To develop Vesemir’s era, the team populated the one-off movie with original characters who did not previously exist in the Witcher. There was a chance to glimpse an elder Witcher in the hulking and austere Deglan, voiced by The Hobbit star Graham McTavish, who will also appear in The Witcher season 2 as master spy Dijkstra. Vesemir is rivaled with the noble witch Tetra, his “purist” foil voiced by Lara Pulver, who preaches suspicion about the Witcher ways and this conflict takes it into spoilery territory.

Filavandrel in The Witcher

Image: Netflix

As for familiar faces, Vesemir interacts with Filavandrel, the dethroned King of Elves reprised by Tom Canton from his introduction in “Four Marks,” the second The Witcher episode. Haunted by the extermination of his elvenkind, he is investigating his own mystery. He was featured because of his moral compass in contrast to Vesemir’s lack thereof and the opportunity to work with a character who can live centuries and “speak to the fabric” of the anime and the show.

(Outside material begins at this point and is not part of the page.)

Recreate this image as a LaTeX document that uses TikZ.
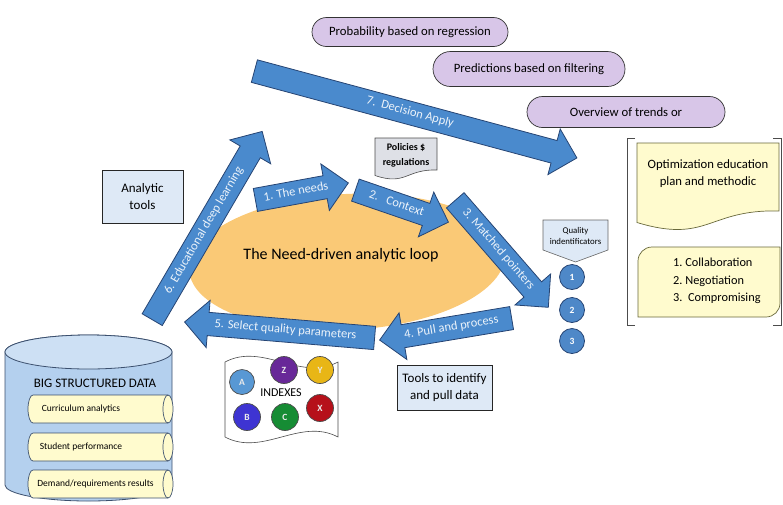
\documentclass[tikz,border=0pt]{standalone}
\usepackage{fontspec}
\setmainfont{Carlito}
\usetikzlibrary{shapes.arrows,shapes.misc,shapes.geometric}

\definecolor{ablue}{RGB}{74,138,205}
\definecolor{aedge}{RGB}{38,68,115}
\definecolor{atext}{RGB}{236,243,250}
\definecolor{loopfill}{RGB}{250,201,118}
\definecolor{lav}{RGB}{216,198,232}
\definecolor{lblue}{RGB}{222,233,246}
\definecolor{lyel}{RGB}{255,251,206}
\definecolor{yedge}{RGB}{105,105,60}
\definecolor{docgray}{RGB}{222,224,230}
\definecolor{cylbody}{RGB}{180,208,238}
\definecolor{cyltop}{RGB}{205,224,244}
\definecolor{cyledge}{RGB}{60,80,110}
\definecolor{cblue}{RGB}{78,136,200}
\definecolor{iA}{RGB}{88,152,212}
\definecolor{iZ}{RGB}{104,40,152}
\definecolor{iY}{RGB}{232,182,22}
\definecolor{iB}{RGB}{62,52,210}
\definecolor{iC}{RGB}{22,140,52}
\definecolor{iX}{RGB}{182,16,26}

\begin{document}
\begin{tikzpicture}[x=1pt,y=-1pt,
  barrow/.style={single arrow, draw=aedge, fill=ablue, line width=0.8pt,
    text=atext, font=\fontsize{12.5}{14}\selectfont, text height=8.5pt,
    text depth=3pt, inner ysep=5.5pt, inner xsep=3pt,
    single arrow head extend=12pt, anchor=tail},
  pill/.style={rounded rectangle, draw=black!80, fill=lav, line width=0.7pt,
    font=\fontsize{12.7}{15}\selectfont, inner sep=0pt},
  bluebox/.style={draw=black!85, fill=lblue, line width=0.7pt, align=center,
    inner sep=0pt},
  yel/.style={draw=yedge, fill=lyel, line width=0.7pt},
  cylb/.style={draw=cyledge, fill=lyel, line width=0.7pt},
  num/.style={circle, draw=aedge, fill=cblue, line width=0.8pt, minimum size=25pt,
    inner sep=0pt, text=white, font=\fontsize{9.5}{10}\selectfont\bfseries},
  idx/.style={circle, draw=black!70, line width=0.7pt, minimum size=27pt,
    inner sep=0pt, text=white!92!black, font=\fontsize{9.5}{10}\selectfont\bfseries},
  lbl/.style={inner sep=0pt, align=center}
]
\useasboundingbox (0,0) rectangle (783,504);

% central loop
\fill[loopfill, rotate around={3:(347,262)}] (347,262) ellipse[x radius=158pt, y radius=68pt];

% purple pills
\node[pill, minimum width=196pt, minimum height=29pt] (p1) at (410,32) {Probability based on regression};
\node[pill, minimum width=192pt, minimum height=35pt] (p2) at (529,69) {Predictions based on filtering};
\node[pill, minimum width=198pt, minimum height=31pt] (p3) at (626,112) {Overview of trends or};

% arrows
\node[barrow, minimum height=334pt, rotate=-15.07] (a7) at (254,71) {7.\ \ Decision Apply};
\node[barrow, minimum height=218pt, rotate=59.7] (a6) at (152,320) {6. Educational deep learning\hspace{28pt}};
\node[barrow, minimum height=94.5pt, rotate=10.36] (a1) at (255,200) {1. The needs};
\node[barrow, minimum height=98.4pt, rotate=-18.98] (a2) at (355,190) {2.\ \ \ Context};
\node[barrow, minimum height=141.8pt, rotate=-48.99] (a3) at (455,200) {3. Matched pointers};
\node[barrow, minimum height=133.8pt, rotate=9.46, shape border rotate=180] (a4) at (512,318) {4. Pull and process};
\node[barrow, minimum height=190.7pt, rotate=-4.81, shape border rotate=180] (a5) at (375,338) {5. Select quality parameters};

\node[lbl, font=\fontsize{16}{18}\selectfont] (loop) at (341,255) {The Need-driven analytic loop};

% analytic tools
\node[bluebox, minimum width=81pt, minimum height=53pt, font=\fontsize{13}{17}\selectfont] (at) at (142.5,196.5) {Analytic\\tools};

% policies document
\filldraw[draw=black!70, fill=docgray, line width=0.6pt] (375,138) -- (437,138) -- (437,170)
  .. controls (406,169) and (406,186) .. (375,175.5) -- cycle;
\node[lbl, font=\fontsize{10}{15}\selectfont\bfseries] (pol) at (406,155) {Policies \$\\regulations};

% quality indentificators
\filldraw[draw=black!60, fill=lblue, line width=0.6pt] (543,220) -- (608,220) -- (608,250) -- (575.5,262) -- (543,250) -- cycle;
\node[lbl, font=\fontsize{8.8}{11}\selectfont] (qi) at (575.5,236) {Quality\\indentificators};
\node[num] (n1) at (572,277) {1};
\node[num] (n2) at (572,310) {2};
\node[num] (n3) at (572,341) {3};

% tools to identify
\node[bluebox, minimum width=95pt, minimum height=45pt, font=\fontsize{13}{17}\selectfont] (tt) at (444.5,387.5) {Tools to identify\\and pull data};

% right bracket group
\draw[black!70, line width=0.7pt] (635,138) -- (627,138) -- (627,325) -- (635,325);
\draw[black!70, line width=0.7pt] (773,138) -- (781.5,138) -- (781.5,325) -- (773,325);
\filldraw[yel] (637,143) -- (779,143) -- (779,211) .. controls (708,209) and (708,244) .. (637,222.5) -- cycle;
\node[lbl, font=\fontsize{12.7}{17}\selectfont] (opt) at (708,174) {Optimization education\\plan and methodic};
\filldraw[yel] (638,317) -- (638,261) arc[start angle=180, end angle=90, radius=14pt] -- (780,247) -- (780,303) arc[start angle=0, end angle=-90, radius=14pt] -- cycle;
\node[lbl, align=left, anchor=west, font=\fontsize{12.3}{17.5}\selectfont] (cnc) at (673,281) {1.\ Collaboration\\2.\ Negotiation\\3.\ \ Compromising};

% indexes
\filldraw[draw=black!70, fill=white, line width=0.6pt] (225,362) .. controls (263,342) and (300,382) .. (338,362)
  -- (338,437) .. controls (300,417) and (263,457) .. (225,437) -- cycle;
\node[lbl, font=\fontsize{12}{13}\selectfont] (ixt) at (281,393) {INDEXES};
\node[idx, fill=iA, minimum size=25pt] (iA) at (242,382) {A};
\node[idx, fill=iZ] (iZ) at (284,370) {Z};
\node[idx, fill=iY] (iY) at (320,370) {Y};
\node[idx, fill=iB] (iB) at (247,417) {B};
\node[idx, fill=iC] (iC) at (285,417) {C};
\node[idx, fill=iX] (iX) at (320,408) {X};

% big structured data cylinder
\filldraw[draw=cyledge, fill=cylbody, line width=0.8pt] (5,352) -- (5,485)
  arc[start angle=180, end angle=360, x radius=83.5pt, y radius=16pt] -- (172,352)
  arc[start angle=0, end angle=180, x radius=83.5pt, y radius=17pt] -- cycle;
\filldraw[draw=cyledge, fill=cyltop, line width=0.8pt] (88.5,352) ellipse[x radius=83.5pt, y radius=17pt];
\node[lbl, font=\fontsize{13}{15}\selectfont] (bsd) at (95,383) {BIG STRUCTURED DATA};

\foreach \yt/\nm/\tx/\cx in {395/c1/Curriculum analytics/81, 433/c2/Student performance/81, 470/c3/Demand\slash requirements results/95.5}{
  \filldraw[cylb] (33,\yt) -- (168,\yt) arc[start angle=90, end angle=-90, x radius=5pt, y radius=14pt]
    -- (33,\yt+28) arc[start angle=270, end angle=90, x radius=5pt, y radius=14pt] -- cycle;
  \draw[cylb, fill=none] (168,\yt) arc[start angle=90, end angle=270, x radius=5pt, y radius=14pt];
  \node[lbl, font=\fontsize{9.5}{11}\selectfont] (\nm) at (\cx,\yt+14) {\tx};
}
\end{tikzpicture}
\end{document}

Is more animated Witcher on the way?

Is Nightmare of the Wolf the spark of more The Witcher animated projects on Netflix? While the film is self-contained, a few loose ends occur to not question this. Netflix has invested in streaming anime spinoffs or adaptation of franchises like Pacific Rim and Dota. Could these open-ended threads factor into the live-action season two or other parts of the franchise?

All DeMayo can divulge is that those open ends were conscious creative decisions. Already, the Witcher has a live-action The Witcher: Blood Origin prequel, involving Michelle Yeoh and Jodie Turner-Smith, on the way.

For director Kwang, “I hope audiences would love [the film] enough that it will create the next part of the project as well.” In response to a question about whether viewership could lead to more animated Witcher projects, he replied, “That is natural.”

The Witcher: The Nightmare of the Wolf is out now on Netflix.